§ **DIRECTIVE**: Repeat the material verbatim. Images are excluded from the copy.

§ **PROVIDED MATERIAL**:
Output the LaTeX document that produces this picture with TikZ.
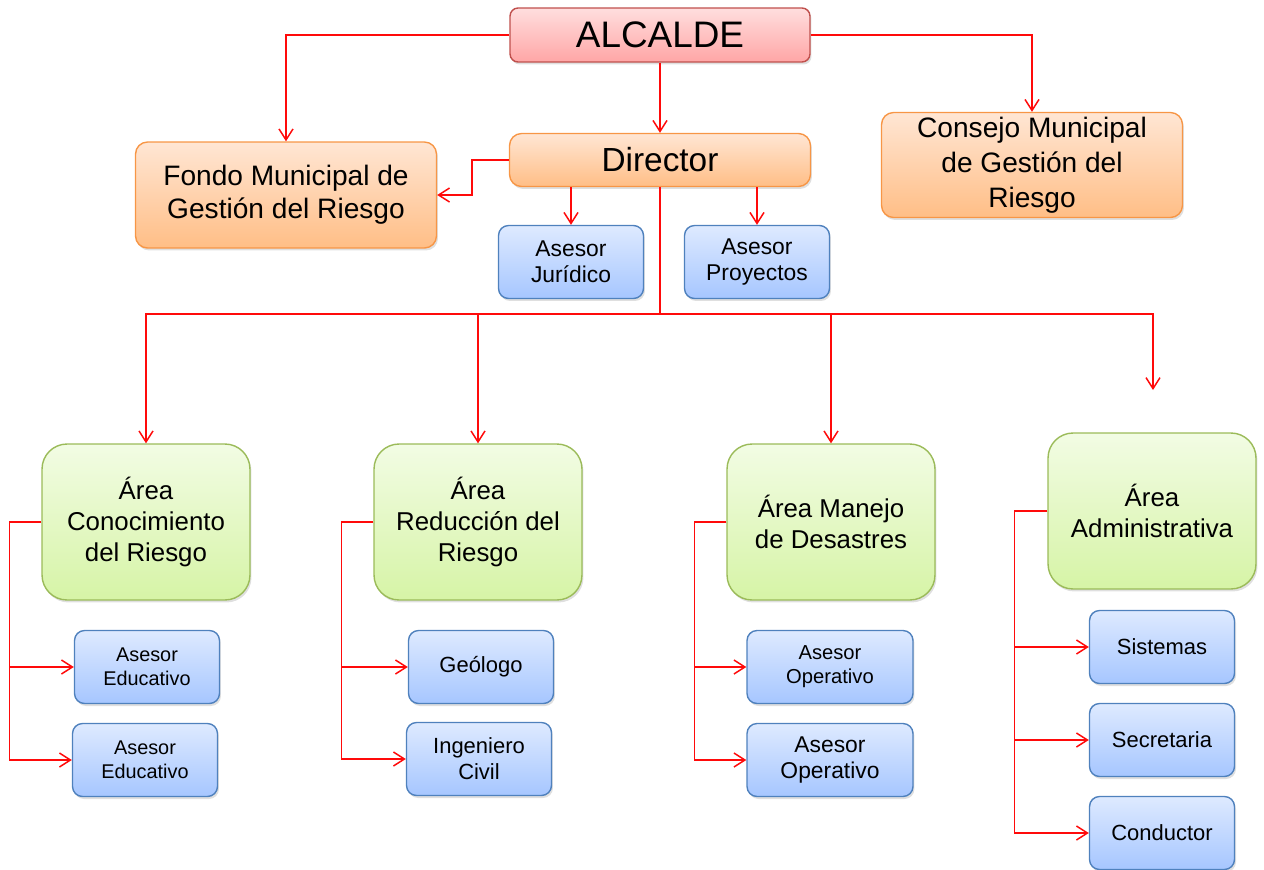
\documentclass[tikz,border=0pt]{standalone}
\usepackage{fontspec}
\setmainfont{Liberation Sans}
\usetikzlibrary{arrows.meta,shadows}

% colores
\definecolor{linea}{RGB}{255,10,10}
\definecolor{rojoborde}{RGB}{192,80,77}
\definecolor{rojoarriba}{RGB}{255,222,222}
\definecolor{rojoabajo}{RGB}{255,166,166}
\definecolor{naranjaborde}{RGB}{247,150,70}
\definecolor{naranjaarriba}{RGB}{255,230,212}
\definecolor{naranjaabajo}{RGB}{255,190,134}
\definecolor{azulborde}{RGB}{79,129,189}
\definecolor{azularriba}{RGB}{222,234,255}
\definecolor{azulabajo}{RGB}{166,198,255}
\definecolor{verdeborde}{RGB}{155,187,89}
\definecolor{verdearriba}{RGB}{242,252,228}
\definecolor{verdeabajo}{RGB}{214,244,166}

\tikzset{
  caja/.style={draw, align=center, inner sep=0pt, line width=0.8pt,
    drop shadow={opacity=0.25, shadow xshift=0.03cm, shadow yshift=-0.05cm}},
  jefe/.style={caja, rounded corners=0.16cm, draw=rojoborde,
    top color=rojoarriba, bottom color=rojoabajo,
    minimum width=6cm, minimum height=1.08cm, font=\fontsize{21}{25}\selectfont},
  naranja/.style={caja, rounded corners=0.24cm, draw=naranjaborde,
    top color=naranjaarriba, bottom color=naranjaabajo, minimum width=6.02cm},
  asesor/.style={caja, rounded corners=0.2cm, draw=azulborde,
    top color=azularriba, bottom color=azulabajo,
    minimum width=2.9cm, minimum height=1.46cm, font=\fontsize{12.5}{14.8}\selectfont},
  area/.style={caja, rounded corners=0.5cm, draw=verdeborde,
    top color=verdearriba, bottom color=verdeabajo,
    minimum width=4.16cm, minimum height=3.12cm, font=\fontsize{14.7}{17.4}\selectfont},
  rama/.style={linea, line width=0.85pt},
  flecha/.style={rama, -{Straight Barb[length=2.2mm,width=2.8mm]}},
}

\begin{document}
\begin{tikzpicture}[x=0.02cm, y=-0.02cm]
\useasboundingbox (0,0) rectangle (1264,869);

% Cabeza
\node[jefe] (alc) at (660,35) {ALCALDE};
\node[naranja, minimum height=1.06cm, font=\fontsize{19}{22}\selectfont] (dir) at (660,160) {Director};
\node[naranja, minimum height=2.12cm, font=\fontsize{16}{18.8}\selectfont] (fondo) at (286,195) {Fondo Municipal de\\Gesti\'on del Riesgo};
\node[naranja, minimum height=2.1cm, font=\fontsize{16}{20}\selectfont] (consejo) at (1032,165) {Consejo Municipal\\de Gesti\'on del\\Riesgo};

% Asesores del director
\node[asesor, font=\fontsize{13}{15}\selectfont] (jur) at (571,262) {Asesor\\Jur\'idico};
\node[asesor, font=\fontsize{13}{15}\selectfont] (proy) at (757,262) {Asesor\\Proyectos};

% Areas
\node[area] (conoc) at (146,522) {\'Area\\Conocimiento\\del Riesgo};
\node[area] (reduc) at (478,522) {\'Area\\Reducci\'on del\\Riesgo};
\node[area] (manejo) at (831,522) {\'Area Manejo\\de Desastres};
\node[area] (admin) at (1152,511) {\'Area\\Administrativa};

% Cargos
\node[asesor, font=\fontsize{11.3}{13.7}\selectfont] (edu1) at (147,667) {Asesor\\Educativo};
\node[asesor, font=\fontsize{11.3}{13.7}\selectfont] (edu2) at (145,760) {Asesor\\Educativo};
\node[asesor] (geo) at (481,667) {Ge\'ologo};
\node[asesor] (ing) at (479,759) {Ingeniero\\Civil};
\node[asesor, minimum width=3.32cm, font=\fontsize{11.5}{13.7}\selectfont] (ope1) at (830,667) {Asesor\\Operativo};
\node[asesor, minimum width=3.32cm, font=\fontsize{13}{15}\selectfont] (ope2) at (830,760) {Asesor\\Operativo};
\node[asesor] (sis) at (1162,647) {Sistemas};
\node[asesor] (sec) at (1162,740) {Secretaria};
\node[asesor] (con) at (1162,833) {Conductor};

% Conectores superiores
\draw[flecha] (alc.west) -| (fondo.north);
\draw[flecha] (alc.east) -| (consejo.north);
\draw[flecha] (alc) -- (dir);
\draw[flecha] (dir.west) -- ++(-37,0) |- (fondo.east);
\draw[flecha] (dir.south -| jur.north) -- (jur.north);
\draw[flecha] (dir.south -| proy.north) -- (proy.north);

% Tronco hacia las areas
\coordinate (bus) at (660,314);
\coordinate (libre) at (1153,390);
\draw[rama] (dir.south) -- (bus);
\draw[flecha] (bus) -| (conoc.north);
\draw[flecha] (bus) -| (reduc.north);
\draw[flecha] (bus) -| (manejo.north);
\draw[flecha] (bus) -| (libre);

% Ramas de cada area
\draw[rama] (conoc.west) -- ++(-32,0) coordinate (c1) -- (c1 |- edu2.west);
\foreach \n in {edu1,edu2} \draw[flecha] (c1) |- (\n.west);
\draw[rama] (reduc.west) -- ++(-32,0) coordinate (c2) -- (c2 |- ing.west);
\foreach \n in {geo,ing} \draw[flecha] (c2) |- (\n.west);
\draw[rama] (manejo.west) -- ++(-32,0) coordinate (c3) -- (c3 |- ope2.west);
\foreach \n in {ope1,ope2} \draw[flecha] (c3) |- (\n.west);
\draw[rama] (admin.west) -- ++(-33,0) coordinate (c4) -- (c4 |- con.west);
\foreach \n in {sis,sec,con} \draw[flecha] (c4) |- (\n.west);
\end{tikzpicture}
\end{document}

§ **SOLUTION TO THIS PROBLEM**:
Output the LaTeX document that produces this picture with TikZ.
\documentclass[tikz,border=0pt]{standalone}
\usepackage{fontspec}
\setmainfont{Liberation Sans}
\usetikzlibrary{arrows.meta,shadows}

% colores
\definecolor{linea}{RGB}{255,10,10}
\definecolor{rojoborde}{RGB}{192,80,77}
\definecolor{rojoarriba}{RGB}{255,222,222}
\definecolor{rojoabajo}{RGB}{255,166,166}
\definecolor{naranjaborde}{RGB}{247,150,70}
\definecolor{naranjaarriba}{RGB}{255,230,212}
\definecolor{naranjaabajo}{RGB}{255,190,134}
\definecolor{azulborde}{RGB}{79,129,189}
\definecolor{azularriba}{RGB}{222,234,255}
\definecolor{azulabajo}{RGB}{166,198,255}
\definecolor{verdeborde}{RGB}{155,187,89}
\definecolor{verdearriba}{RGB}{242,252,228}
\definecolor{verdeabajo}{RGB}{214,244,166}

\tikzset{
  caja/.style={draw, align=center, inner sep=0pt, line width=0.8pt,
    drop shadow={opacity=0.25, shadow xshift=0.03cm, shadow yshift=-0.05cm}},
  jefe/.style={caja, rounded corners=0.16cm, draw=rojoborde,
    top color=rojoarriba, bottom color=rojoabajo,
    minimum width=6cm, minimum height=1.08cm, font=\fontsize{21}{25}\selectfont},
  naranja/.style={caja, rounded corners=0.24cm, draw=naranjaborde,
    top color=naranjaarriba, bottom color=naranjaabajo, minimum width=6.02cm},
  asesor/.style={caja, rounded corners=0.2cm, draw=azulborde,
    top color=azularriba, bottom color=azulabajo,
    minimum width=2.9cm, minimum height=1.46cm, font=\fontsize{12.5}{14.8}\selectfont},
  area/.style={caja, rounded corners=0.5cm, draw=verdeborde,
    top color=verdearriba, bottom color=verdeabajo,
    minimum width=4.16cm, minimum height=3.12cm, font=\fontsize{14.7}{17.4}\selectfont},
  rama/.style={linea, line width=0.85pt},
  flecha/.style={rama, -{Straight Barb[length=2.2mm,width=2.8mm]}},
}

\begin{document}
\begin{tikzpicture}[x=0.02cm, y=-0.02cm]
\useasboundingbox (0,0) rectangle (1264,869);

% Cabeza
\node[jefe] (alc) at (660,35) {ALCALDE};
\node[naranja, minimum height=1.06cm, font=\fontsize{19}{22}\selectfont] (dir) at (660,160) {Director};
\node[naranja, minimum height=2.12cm, font=\fontsize{16}{18.8}\selectfont] (fondo) at (286,195) {Fondo Municipal de\\Gesti\'on del Riesgo};
\node[naranja, minimum height=2.1cm, font=\fontsize{16}{20}\selectfont] (consejo) at (1032,165) {Consejo Municipal\\de Gesti\'on del\\Riesgo};

% Asesores del director
\node[asesor, font=\fontsize{13}{15}\selectfont] (jur) at (571,262) {Asesor\\Jur\'idico};
\node[asesor, font=\fontsize{13}{15}\selectfont] (proy) at (757,262) {Asesor\\Proyectos};

% Areas
\node[area] (conoc) at (146,522) {\'Area\\Conocimiento\\del Riesgo};
\node[area] (reduc) at (478,522) {\'Area\\Reducci\'on del\\Riesgo};
\node[area] (manejo) at (831,522) {\'Area Manejo\\de Desastres};
\node[area] (admin) at (1152,511) {\'Area\\Administrativa};

% Cargos
\node[asesor, font=\fontsize{11.3}{13.7}\selectfont] (edu1) at (147,667) {Asesor\\Educativo};
\node[asesor, font=\fontsize{11.3}{13.7}\selectfont] (edu2) at (145,760) {Asesor\\Educativo};
\node[asesor] (geo) at (481,667) {Ge\'ologo};
\node[asesor] (ing) at (479,759) {Ingeniero\\Civil};
\node[asesor, minimum width=3.32cm, font=\fontsize{11.5}{13.7}\selectfont] (ope1) at (830,667) {Asesor\\Operativo};
\node[asesor, minimum width=3.32cm, font=\fontsize{13}{15}\selectfont] (ope2) at (830,760) {Asesor\\Operativo};
\node[asesor] (sis) at (1162,647) {Sistemas};
\node[asesor] (sec) at (1162,740) {Secretaria};
\node[asesor] (con) at (1162,833) {Conductor};

% Conectores superiores
\draw[flecha] (alc.west) -| (fondo.north);
\draw[flecha] (alc.east) -| (consejo.north);
\draw[flecha] (alc) -- (dir);
\draw[flecha] (dir.west) -- ++(-37,0) |- (fondo.east);
\draw[flecha] (dir.south -| jur.north) -- (jur.north);
\draw[flecha] (dir.south -| proy.north) -- (proy.north);

% Tronco hacia las areas
\coordinate (bus) at (660,314);
\coordinate (libre) at (1153,390);
\draw[rama] (dir.south) -- (bus);
\draw[flecha] (bus) -| (conoc.north);
\draw[flecha] (bus) -| (reduc.north);
\draw[flecha] (bus) -| (manejo.north);
\draw[flecha] (bus) -| (libre);

% Ramas de cada area
\draw[rama] (conoc.west) -- ++(-32,0) coordinate (c1) -- (c1 |- edu2.west);
\foreach \n in {edu1,edu2} \draw[flecha] (c1) |- (\n.west);
\draw[rama] (reduc.west) -- ++(-32,0) coordinate (c2) -- (c2 |- ing.west);
\foreach \n in {geo,ing} \draw[flecha] (c2) |- (\n.west);
\draw[rama] (manejo.west) -- ++(-32,0) coordinate (c3) -- (c3 |- ope2.west);
\foreach \n in {ope1,ope2} \draw[flecha] (c3) |- (\n.west);
\draw[rama] (admin.west) -- ++(-33,0) coordinate (c4) -- (c4 |- con.west);
\foreach \n in {sis,sec,con} \draw[flecha] (c4) |- (\n.west);
\end{tikzpicture}
\end{document}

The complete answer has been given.